On the corner of Wilshire and Robertson boulevards next to a glossy BMW dealership, Shmargal’s pawn brokerage is also a reminder of how hard times afflict the affluent.
Collateral Lender opened in Beverly Hills in 1990 around the time many pawnshops were shedding their age-old image of being dangerous haunts of last resort by instead focusing on the well-heeled.
Shmargal said many of his visitors appeared rich on paper but were cash poor in this economy. Those seeking loans include actors he cannot name who come and drop off their wares and stockbrokers in desperate need of paying off debts immediately.
“We don’t ask their stories unless they volunteer,” Shmargal, 52, said.
Collateral Lender might seem out of place down the street from Rodeo Drive. But inside, the bounty of pawned goods would leave a Neiman Marcus salesclerk breathless.
There are racks in the backroom filled with mink coats and Gucci and Louis Vuitton purses. A bright orange Hermes box conceals a $14,000 pink handbag.
Behind a thick metal vault are stacks of luxury watches in cushioned cases and rows of jewels stored in yellow envelopes. On one shelf is an Emmy statue.
“We even had an Oscar before,” said Shmargal, who spends much of his day behind his marble desk taking calls, processing paperwork and monitoring images from his surveillance cameras.
To Shmargal, one sure sign of the financial malaise is the rate in which clients return for their goods.
Traditionally, 94% of his customers eventually buy back their pawned items. But in the last year, he’s seen the rate dip to 85%. One of his backrooms has nearly run out of space for fur coats, guitars and bicycles.

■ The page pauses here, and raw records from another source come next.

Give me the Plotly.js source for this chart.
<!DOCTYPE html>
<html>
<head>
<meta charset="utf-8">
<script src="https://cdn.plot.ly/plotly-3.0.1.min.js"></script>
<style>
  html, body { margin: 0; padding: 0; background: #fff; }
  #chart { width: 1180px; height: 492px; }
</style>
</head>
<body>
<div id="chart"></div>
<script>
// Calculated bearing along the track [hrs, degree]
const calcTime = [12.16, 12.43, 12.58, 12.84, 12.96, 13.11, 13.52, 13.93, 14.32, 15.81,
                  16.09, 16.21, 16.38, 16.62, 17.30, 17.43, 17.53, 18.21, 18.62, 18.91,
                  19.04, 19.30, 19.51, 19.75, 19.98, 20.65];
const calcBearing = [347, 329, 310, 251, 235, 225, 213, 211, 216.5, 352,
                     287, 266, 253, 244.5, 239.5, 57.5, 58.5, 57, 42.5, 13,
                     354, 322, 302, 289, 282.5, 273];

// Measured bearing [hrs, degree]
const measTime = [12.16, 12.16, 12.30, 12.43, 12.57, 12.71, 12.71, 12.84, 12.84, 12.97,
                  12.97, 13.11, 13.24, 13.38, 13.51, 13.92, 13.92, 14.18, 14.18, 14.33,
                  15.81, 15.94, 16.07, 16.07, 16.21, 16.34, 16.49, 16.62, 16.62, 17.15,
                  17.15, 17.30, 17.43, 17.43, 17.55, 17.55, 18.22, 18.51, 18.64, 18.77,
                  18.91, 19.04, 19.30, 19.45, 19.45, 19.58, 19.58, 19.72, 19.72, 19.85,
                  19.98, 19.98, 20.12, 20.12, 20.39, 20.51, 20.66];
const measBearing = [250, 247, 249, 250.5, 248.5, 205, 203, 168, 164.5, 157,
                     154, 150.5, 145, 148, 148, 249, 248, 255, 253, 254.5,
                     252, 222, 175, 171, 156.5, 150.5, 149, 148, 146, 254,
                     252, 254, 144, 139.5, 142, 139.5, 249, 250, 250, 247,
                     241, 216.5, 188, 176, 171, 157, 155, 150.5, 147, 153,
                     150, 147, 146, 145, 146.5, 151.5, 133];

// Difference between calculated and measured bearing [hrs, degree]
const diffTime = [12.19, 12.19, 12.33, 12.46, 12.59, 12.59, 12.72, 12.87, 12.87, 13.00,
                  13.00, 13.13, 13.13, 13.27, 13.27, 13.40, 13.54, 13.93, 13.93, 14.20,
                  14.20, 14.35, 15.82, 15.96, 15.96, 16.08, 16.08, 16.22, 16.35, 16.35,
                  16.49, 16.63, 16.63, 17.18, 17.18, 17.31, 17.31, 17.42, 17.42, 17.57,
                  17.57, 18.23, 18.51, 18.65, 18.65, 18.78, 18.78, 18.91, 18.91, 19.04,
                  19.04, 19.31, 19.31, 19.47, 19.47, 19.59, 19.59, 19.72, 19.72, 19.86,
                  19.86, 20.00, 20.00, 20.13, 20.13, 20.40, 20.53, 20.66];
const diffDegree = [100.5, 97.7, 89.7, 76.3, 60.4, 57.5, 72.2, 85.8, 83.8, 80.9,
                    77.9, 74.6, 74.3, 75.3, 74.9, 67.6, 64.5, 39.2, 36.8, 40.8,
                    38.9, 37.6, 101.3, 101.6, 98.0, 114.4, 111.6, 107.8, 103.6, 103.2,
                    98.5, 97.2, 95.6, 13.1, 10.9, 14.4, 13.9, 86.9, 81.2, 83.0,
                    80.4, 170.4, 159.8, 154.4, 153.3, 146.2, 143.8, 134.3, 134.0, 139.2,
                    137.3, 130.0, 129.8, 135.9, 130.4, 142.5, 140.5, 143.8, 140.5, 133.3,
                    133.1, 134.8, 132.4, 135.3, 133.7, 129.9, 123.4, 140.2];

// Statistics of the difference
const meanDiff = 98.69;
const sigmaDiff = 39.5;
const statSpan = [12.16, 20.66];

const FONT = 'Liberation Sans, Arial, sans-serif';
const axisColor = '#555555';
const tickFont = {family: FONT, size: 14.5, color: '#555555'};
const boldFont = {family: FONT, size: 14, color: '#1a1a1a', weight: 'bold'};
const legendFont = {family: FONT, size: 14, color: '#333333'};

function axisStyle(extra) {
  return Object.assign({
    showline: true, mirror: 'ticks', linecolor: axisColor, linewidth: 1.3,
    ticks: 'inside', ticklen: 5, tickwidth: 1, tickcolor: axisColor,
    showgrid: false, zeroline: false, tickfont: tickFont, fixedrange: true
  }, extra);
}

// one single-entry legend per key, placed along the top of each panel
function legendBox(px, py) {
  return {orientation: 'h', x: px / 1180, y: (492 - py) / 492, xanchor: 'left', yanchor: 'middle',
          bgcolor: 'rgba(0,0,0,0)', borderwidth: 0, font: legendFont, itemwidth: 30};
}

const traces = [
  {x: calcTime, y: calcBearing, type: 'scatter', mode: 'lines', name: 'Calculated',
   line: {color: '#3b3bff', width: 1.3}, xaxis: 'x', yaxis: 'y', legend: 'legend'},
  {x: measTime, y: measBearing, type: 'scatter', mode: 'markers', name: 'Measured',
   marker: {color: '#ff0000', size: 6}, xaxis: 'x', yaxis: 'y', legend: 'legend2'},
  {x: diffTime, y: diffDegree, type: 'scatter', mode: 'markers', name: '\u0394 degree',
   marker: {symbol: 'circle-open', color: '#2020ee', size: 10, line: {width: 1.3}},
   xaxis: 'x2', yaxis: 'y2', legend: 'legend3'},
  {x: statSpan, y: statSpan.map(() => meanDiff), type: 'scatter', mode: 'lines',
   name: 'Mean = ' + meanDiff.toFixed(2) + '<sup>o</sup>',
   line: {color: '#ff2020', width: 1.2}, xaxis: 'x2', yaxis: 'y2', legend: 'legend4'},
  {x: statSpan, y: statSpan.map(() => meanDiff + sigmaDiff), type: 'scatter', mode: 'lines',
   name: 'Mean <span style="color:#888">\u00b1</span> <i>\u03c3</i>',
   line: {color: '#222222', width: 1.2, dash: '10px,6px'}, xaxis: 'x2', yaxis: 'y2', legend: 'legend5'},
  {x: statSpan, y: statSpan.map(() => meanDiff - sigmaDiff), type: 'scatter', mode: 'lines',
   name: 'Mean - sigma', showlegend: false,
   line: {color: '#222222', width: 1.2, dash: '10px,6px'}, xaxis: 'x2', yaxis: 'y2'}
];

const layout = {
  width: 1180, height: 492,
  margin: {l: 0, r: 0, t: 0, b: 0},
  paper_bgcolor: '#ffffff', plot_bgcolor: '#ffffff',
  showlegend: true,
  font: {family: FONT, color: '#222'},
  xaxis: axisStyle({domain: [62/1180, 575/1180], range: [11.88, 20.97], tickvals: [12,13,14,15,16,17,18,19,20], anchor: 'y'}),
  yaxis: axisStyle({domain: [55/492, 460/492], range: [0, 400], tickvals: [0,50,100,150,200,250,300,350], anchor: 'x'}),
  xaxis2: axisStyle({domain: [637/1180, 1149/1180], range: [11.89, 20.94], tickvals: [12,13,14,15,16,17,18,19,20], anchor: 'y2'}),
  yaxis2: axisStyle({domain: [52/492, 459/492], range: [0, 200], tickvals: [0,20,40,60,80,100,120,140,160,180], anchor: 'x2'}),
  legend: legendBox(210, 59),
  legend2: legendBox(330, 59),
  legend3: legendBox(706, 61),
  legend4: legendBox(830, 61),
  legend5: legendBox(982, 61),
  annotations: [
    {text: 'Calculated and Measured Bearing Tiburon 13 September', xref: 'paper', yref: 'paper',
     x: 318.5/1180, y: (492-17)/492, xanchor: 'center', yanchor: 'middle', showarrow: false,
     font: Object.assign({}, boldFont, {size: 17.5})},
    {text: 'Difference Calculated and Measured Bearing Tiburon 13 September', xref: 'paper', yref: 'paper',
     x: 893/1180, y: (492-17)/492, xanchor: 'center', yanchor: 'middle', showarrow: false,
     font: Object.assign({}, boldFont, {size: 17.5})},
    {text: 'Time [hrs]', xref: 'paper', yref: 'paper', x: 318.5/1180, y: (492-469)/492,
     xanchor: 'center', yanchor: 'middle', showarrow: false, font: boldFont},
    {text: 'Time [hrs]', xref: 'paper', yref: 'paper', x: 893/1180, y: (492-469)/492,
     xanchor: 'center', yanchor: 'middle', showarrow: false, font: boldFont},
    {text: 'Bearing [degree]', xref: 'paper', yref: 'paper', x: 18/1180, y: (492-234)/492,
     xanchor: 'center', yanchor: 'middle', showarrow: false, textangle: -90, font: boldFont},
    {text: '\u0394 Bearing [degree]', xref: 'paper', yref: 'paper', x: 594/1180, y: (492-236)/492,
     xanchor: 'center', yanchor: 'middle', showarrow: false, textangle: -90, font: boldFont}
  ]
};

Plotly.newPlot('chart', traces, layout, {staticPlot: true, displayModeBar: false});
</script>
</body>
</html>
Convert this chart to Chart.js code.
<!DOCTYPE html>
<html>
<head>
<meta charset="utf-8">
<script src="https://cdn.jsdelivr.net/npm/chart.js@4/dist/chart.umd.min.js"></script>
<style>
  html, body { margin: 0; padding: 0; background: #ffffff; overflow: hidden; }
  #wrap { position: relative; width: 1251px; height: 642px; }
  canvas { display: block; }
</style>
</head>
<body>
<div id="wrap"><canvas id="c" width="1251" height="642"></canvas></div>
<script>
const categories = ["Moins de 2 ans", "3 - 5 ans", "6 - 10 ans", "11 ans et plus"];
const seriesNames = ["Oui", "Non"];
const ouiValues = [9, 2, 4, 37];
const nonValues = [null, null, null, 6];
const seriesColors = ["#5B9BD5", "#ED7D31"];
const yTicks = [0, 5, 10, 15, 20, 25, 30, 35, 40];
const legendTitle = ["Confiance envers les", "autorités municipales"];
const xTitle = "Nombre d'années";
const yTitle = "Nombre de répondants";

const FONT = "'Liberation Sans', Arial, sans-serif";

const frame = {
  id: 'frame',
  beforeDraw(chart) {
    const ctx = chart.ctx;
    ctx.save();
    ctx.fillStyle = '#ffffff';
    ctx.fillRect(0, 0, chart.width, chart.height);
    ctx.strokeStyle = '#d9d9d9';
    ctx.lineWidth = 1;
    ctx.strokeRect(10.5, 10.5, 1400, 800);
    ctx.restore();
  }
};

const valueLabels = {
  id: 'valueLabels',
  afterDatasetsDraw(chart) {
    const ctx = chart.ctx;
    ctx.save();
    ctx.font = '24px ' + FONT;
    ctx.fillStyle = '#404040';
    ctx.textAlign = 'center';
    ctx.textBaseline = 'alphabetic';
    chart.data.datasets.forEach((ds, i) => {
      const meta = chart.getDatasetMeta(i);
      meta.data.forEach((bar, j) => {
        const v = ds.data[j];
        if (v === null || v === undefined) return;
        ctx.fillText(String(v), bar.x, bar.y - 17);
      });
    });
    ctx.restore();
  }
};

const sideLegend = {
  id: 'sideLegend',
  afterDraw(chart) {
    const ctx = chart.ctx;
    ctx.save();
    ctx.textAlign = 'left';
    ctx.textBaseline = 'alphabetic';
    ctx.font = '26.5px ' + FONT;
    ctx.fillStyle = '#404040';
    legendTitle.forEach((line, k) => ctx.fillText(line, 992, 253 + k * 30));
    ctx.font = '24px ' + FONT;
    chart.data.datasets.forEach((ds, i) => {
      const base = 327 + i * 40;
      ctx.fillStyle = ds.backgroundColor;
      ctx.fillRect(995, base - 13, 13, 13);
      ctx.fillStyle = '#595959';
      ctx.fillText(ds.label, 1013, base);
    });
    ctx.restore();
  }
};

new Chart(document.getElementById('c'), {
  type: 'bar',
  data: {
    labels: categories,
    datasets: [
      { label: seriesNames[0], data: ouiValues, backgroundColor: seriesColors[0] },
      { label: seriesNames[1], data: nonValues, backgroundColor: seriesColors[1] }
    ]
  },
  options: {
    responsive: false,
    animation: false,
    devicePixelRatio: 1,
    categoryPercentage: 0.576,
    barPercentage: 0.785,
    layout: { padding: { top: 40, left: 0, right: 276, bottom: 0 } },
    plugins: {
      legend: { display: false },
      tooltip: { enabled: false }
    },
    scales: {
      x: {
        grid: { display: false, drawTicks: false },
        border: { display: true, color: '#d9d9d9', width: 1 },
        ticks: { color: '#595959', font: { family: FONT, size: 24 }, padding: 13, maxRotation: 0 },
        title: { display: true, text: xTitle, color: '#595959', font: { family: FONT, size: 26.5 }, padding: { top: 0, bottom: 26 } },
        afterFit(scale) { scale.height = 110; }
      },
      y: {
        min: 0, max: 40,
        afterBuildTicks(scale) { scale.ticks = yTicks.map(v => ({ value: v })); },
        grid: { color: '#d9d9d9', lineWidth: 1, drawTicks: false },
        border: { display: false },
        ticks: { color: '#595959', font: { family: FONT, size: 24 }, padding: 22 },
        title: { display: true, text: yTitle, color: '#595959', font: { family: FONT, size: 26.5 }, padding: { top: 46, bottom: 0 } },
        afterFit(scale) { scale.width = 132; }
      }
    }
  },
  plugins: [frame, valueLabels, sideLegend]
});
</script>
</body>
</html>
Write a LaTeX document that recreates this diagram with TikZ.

In turn, Shmargal has to lower the price of his goods. He said he’d sell a Cannondale mountain bike by the store window ticketed at $899 to anyone who offered him $600. A group of conga drums tagged at $325 apiece could be had for $175 each.
“It’s a scary cycle,” Shmargal said. “It’s scary for us too.”
Not far away on Santa Monica Boulevard is Beverly Loan Co. -- a pawnshop the same way a Bugatti Veyron is a car.
The 70-year-old business, on the third floor of an office building that makes it look more like a doctor’s office, was born out of the Great Depression and is experiencing growth with this recession.
“This is probably the closest thing we’ve seen to that time,” said Chief Executive Jordan Tabach-Bank, whose grandfather, Louis Zimmelman, founded Beverly Loan. “Between the 1930s and today, we’ve experienced several cycles but nothing as dramatic as now.”
By that, Tabach-Bank was referring to the number of white-collar clients who have been coming through his bulletproof-glass door and the percentage of customers who fail to reclaim their valuables, which has jumped from about 3% in more sturdy times to about 7% today.
This week, a business owner whose line of credit had been frozen by his bank needed to make his payroll and did so by pawning fine watches.
“Rolexes, Patek Philippe, Vacheron Constantin and Panerai,” Tabach-Bank said. The loan was “over $100,000.”
The company deals mostly in luxury timepieces and jewelry but there is also artwork by Marc Chagall, Andy Warhol and Salvador Dali. There are ivory horses in the main showroom pawned by an African princess, Tabach-Bank said.
In the last year, real estate brokers have been appearing more while waiting for escrow to close. One showed up with diamond studs.
“We get a lot of laid-off people,” Tabach-Bank, 30, said. “Stock portfolios are at an all-time low. Ordinarily, they’d sell stock and do their Christmas shopping. Not now.”